--- Problem requirements ---
Each line below should be retyped exactly, with no pictures.

● ● ● ● ●

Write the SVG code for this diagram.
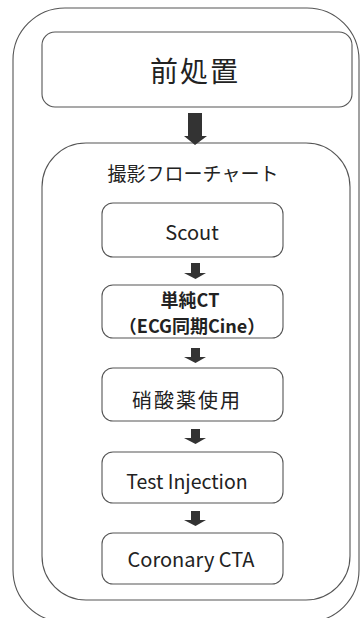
<svg xmlns="http://www.w3.org/2000/svg" width="360" height="618" viewBox="0 0 360 618">
<style>
.box{fill:#fff;stroke:#555;stroke-width:1.1}
.t{font-family:"Noto Sans CJK JP","Liberation Sans",sans-serif;fill:#222;text-anchor:middle}
.ar{fill:#333}
</style>
<rect width="360" height="618" fill="#fff"/>
<g id="outer"><rect class="box" x="13" y="8" width="346" height="614" rx="52"/></g>
<g id="pre"><rect class="box" x="42" y="32" width="310" height="75" rx="13"/>
<text class="t" x="195" y="82" font-size="28" letter-spacing="2">前処置</text></g>
<g id="flow"><rect class="box" x="42" y="143" width="308" height="457" rx="44"/>
<text class="t" x="193" y="181" font-size="19">撮影フローチャート</text></g>
<g id="scout"><rect class="box" x="102" y="203" width="181" height="54" rx="11"/>
<text class="t" x="192" y="240" font-size="20">Scout</text></g>
<g id="plain"><rect class="box" x="102" y="285" width="181" height="53" rx="11"/>
<text class="t" x="190" y="307" font-size="18" font-weight="bold">単純CT</text>
<text class="t" x="192" y="333" font-size="18" font-weight="bold">（ECG同期Cine）</text></g>
<g id="nitro"><rect class="box" x="102" y="368" width="181" height="53" rx="11"/>
<text class="t" x="187" y="408" font-size="20" letter-spacing="2">硝酸薬使用</text></g>
<g id="test"><rect class="box" x="102" y="452" width="181" height="51" rx="11"/>
<text class="t" x="187" y="489" font-size="19.5">Test Injection</text></g>
<g id="cta"><rect class="box" x="102" y="533" width="181" height="51" rx="11"/>
<text class="t" x="191" y="567" font-size="20">Coronary CTA</text></g>
<g id="connectors">
<polygon class="ar" points="188,113 202,113 202,136 207,136 195,145 184,136 188,136"/>
<polygon class="ar" points="191,263 200,263 200,273 206,273 195.5,279 184,273 191,273"/>
<polygon class="ar" points="191,348 200,348 200,357 206,357 195.5,363 184,357 191,357"/>
<polygon class="ar" points="191,429 200,429 200,438 206,438 195.5,444 184,438 191,438"/>
<polygon class="ar" points="191,511 200,511 200,520 206,520 195.5,526 184,520 191,520"/>
</g>
</svg>
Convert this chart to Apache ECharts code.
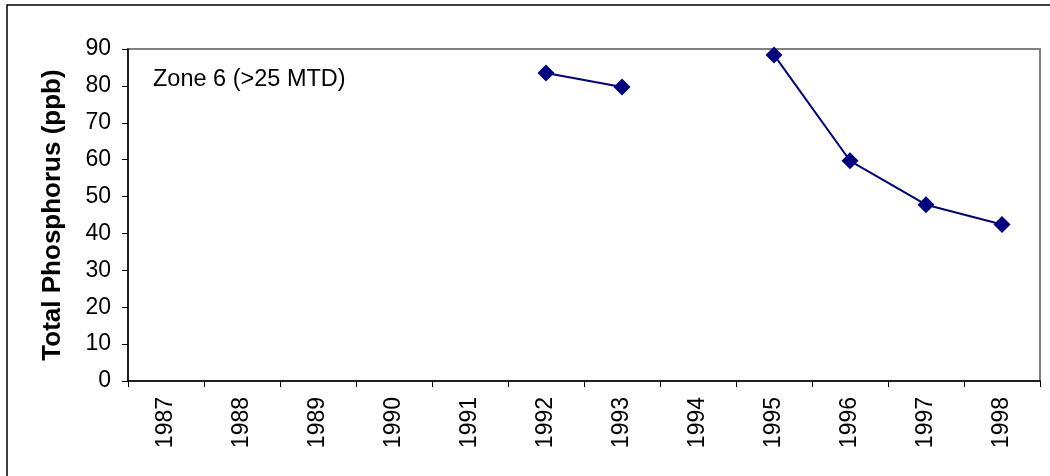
<!DOCTYPE html>
<html>
<head>
<meta charset="utf-8">
<script src="https://cdn.jsdelivr.net/npm/echarts@6/dist/echarts.min.js"></script>
<style>
  html, body { margin: 0; padding: 0; background: #fff; }
  #chart { width: 1050px; height: 476px; }
</style>
</head>
<body>
<div id="chart"></div>
<script>
// Sampling years along the x axis
const years = ['1987', '1988', '1989', '1990', '1991', '1992', '1993', '1994', '1995', '1996', '1997', '1998'];
// Total phosphorus (ppb); null = no sample that year
const phosphorus = [null, null, null, null, null, 83.5, 79.7, null, 88.4, 59.7, 47.8, 42.4];
// Y axis ticks
const yMin = 0, yMax = 90, yStep = 10;
const zoneLabel = 'Zone 6 (>25 MTD)';
const yTitle = 'Total Phosphorus (ppb)';

const font = 'Liberation Sans, Arial, sans-serif';
const chart = echarts.init(document.getElementById('chart'), null, { renderer: 'canvas' });

chart.setOption({
  animation: false,
  backgroundColor: '#fff',
  grid: { left: 128, right: 10, top: 49, bottom: 95, show: true, borderColor: '#808080', borderWidth: 2 },
  graphic: [
    { type: 'rect', shape: { x: 7, y: 5, width: 1100, height: 520 },
      style: { fill: 'none', stroke: '#000', lineWidth: 1.5 }, silent: true, z: 0 },
    { type: 'text', left: 153, top: 68,
      style: { text: zoneLabel, font: '23.5px ' + font, fill: '#000' }, z: 10 }
  ],
  xAxis: {
    type: 'category',
    data: years,
    boundaryGap: true,
    axisLine: { lineStyle: { color: '#000', width: 1.5 } },
    axisTick: { show: true, alignWithLabel: false, length: 6, lineStyle: { color: '#000', width: 1 } },
    axisLabel: { rotate: 90, color: '#000', fontFamily: font, fontSize: 23, margin: 16, interval: 0 },
    splitLine: { show: false }
  },
  yAxis: {
    type: 'value',
    min: yMin, max: yMax, interval: yStep,
    name: yTitle,
    nameLocation: 'middle',
    nameGap: 62,
    nameRotate: 90,
    nameTextStyle: { color: '#000', fontFamily: font, fontSize: 26, fontWeight: 'bold' },
    axisLine: { show: true, lineStyle: { color: '#000', width: 1.5 } },
    axisTick: { show: true, length: 6, lineStyle: { color: '#000', width: 1 } },
    axisLabel: { color: '#000', fontFamily: font, fontSize: 23, margin: 17 },
    splitLine: { show: false }
  },
  series: [{
    type: 'line',
    data: phosphorus,
    connectNulls: false,
    symbol: 'diamond',
    symbolSize: 17,
    showAllSymbol: true,
    itemStyle: { color: '#000080' },
    lineStyle: { color: '#000080', width: 2 },
    z: 5
  }]
});
</script>
</body>
</html>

● ● ● ● ●

--- Task answer ---
Write the SVG code for this diagram.
<svg xmlns="http://www.w3.org/2000/svg" width="360" height="618" viewBox="0 0 360 618">
<style>
.box{fill:#fff;stroke:#555;stroke-width:1.1}
.t{font-family:"Noto Sans CJK JP","Liberation Sans",sans-serif;fill:#222;text-anchor:middle}
.ar{fill:#333}
</style>
<rect width="360" height="618" fill="#fff"/>
<g id="outer"><rect class="box" x="13" y="8" width="346" height="614" rx="52"/></g>
<g id="pre"><rect class="box" x="42" y="32" width="310" height="75" rx="13"/>
<text class="t" x="195" y="82" font-size="28" letter-spacing="2">前処置</text></g>
<g id="flow"><rect class="box" x="42" y="143" width="308" height="457" rx="44"/>
<text class="t" x="193" y="181" font-size="19">撮影フローチャート</text></g>
<g id="scout"><rect class="box" x="102" y="203" width="181" height="54" rx="11"/>
<text class="t" x="192" y="240" font-size="20">Scout</text></g>
<g id="plain"><rect class="box" x="102" y="285" width="181" height="53" rx="11"/>
<text class="t" x="190" y="307" font-size="18" font-weight="bold">単純CT</text>
<text class="t" x="192" y="333" font-size="18" font-weight="bold">（ECG同期Cine）</text></g>
<g id="nitro"><rect class="box" x="102" y="368" width="181" height="53" rx="11"/>
<text class="t" x="187" y="408" font-size="20" letter-spacing="2">硝酸薬使用</text></g>
<g id="test"><rect class="box" x="102" y="452" width="181" height="51" rx="11"/>
<text class="t" x="187" y="489" font-size="19.5">Test Injection</text></g>
<g id="cta"><rect class="box" x="102" y="533" width="181" height="51" rx="11"/>
<text class="t" x="191" y="567" font-size="20">Coronary CTA</text></g>
<g id="connectors">
<polygon class="ar" points="188,113 202,113 202,136 207,136 195,145 184,136 188,136"/>
<polygon class="ar" points="191,263 200,263 200,273 206,273 195.5,279 184,273 191,273"/>
<polygon class="ar" points="191,348 200,348 200,357 206,357 195.5,363 184,357 191,357"/>
<polygon class="ar" points="191,429 200,429 200,438 206,438 195.5,444 184,438 191,438"/>
<polygon class="ar" points="191,511 200,511 200,520 206,520 195.5,526 184,520 191,520"/>
</g>
</svg>
Convert this chart to Apache ECharts code.
<!DOCTYPE html>
<html>
<head>
<meta charset="utf-8">
<script src="https://cdn.jsdelivr.net/npm/echarts@6/dist/echarts.min.js"></script>
<style>
  html, body { margin: 0; padding: 0; background: #fff; }
  #chart { width: 1050px; height: 476px; }
</style>
</head>
<body>
<div id="chart"></div>
<script>
// Sampling years along the x axis
const years = ['1987', '1988', '1989', '1990', '1991', '1992', '1993', '1994', '1995', '1996', '1997', '1998'];
// Total phosphorus (ppb); null = no sample that year
const phosphorus = [null, null, null, null, null, 83.5, 79.7, null, 88.4, 59.7, 47.8, 42.4];
// Y axis ticks
const yMin = 0, yMax = 90, yStep = 10;
const zoneLabel = 'Zone 6 (>25 MTD)';
const yTitle = 'Total Phosphorus (ppb)';

const font = 'Liberation Sans, Arial, sans-serif';
const chart = echarts.init(document.getElementById('chart'), null, { renderer: 'canvas' });

chart.setOption({
  animation: false,
  backgroundColor: '#fff',
  grid: { left: 128, right: 10, top: 49, bottom: 95, show: true, borderColor: '#808080', borderWidth: 2 },
  graphic: [
    { type: 'rect', shape: { x: 7, y: 5, width: 1100, height: 520 },
      style: { fill: 'none', stroke: '#000', lineWidth: 1.5 }, silent: true, z: 0 },
    { type: 'text', left: 153, top: 68,
      style: { text: zoneLabel, font: '23.5px ' + font, fill: '#000' }, z: 10 }
  ],
  xAxis: {
    type: 'category',
    data: years,
    boundaryGap: true,
    axisLine: { lineStyle: { color: '#000', width: 1.5 } },
    axisTick: { show: true, alignWithLabel: false, length: 6, lineStyle: { color: '#000', width: 1 } },
    axisLabel: { rotate: 90, color: '#000', fontFamily: font, fontSize: 23, margin: 16, interval: 0 },
    splitLine: { show: false }
  },
  yAxis: {
    type: 'value',
    min: yMin, max: yMax, interval: yStep,
    name: yTitle,
    nameLocation: 'middle',
    nameGap: 62,
    nameRotate: 90,
    nameTextStyle: { color: '#000', fontFamily: font, fontSize: 26, fontWeight: 'bold' },
    axisLine: { show: true, lineStyle: { color: '#000', width: 1.5 } },
    axisTick: { show: true, length: 6, lineStyle: { color: '#000', width: 1 } },
    axisLabel: { color: '#000', fontFamily: font, fontSize: 23, margin: 17 },
    splitLine: { show: false }
  },
  series: [{
    type: 'line',
    data: phosphorus,
    connectNulls: false,
    symbol: 'diamond',
    symbolSize: 17,
    showAllSymbol: true,
    itemStyle: { color: '#000080' },
    lineStyle: { color: '#000080', width: 2 },
    z: 5
  }]
});
</script>
</body>
</html>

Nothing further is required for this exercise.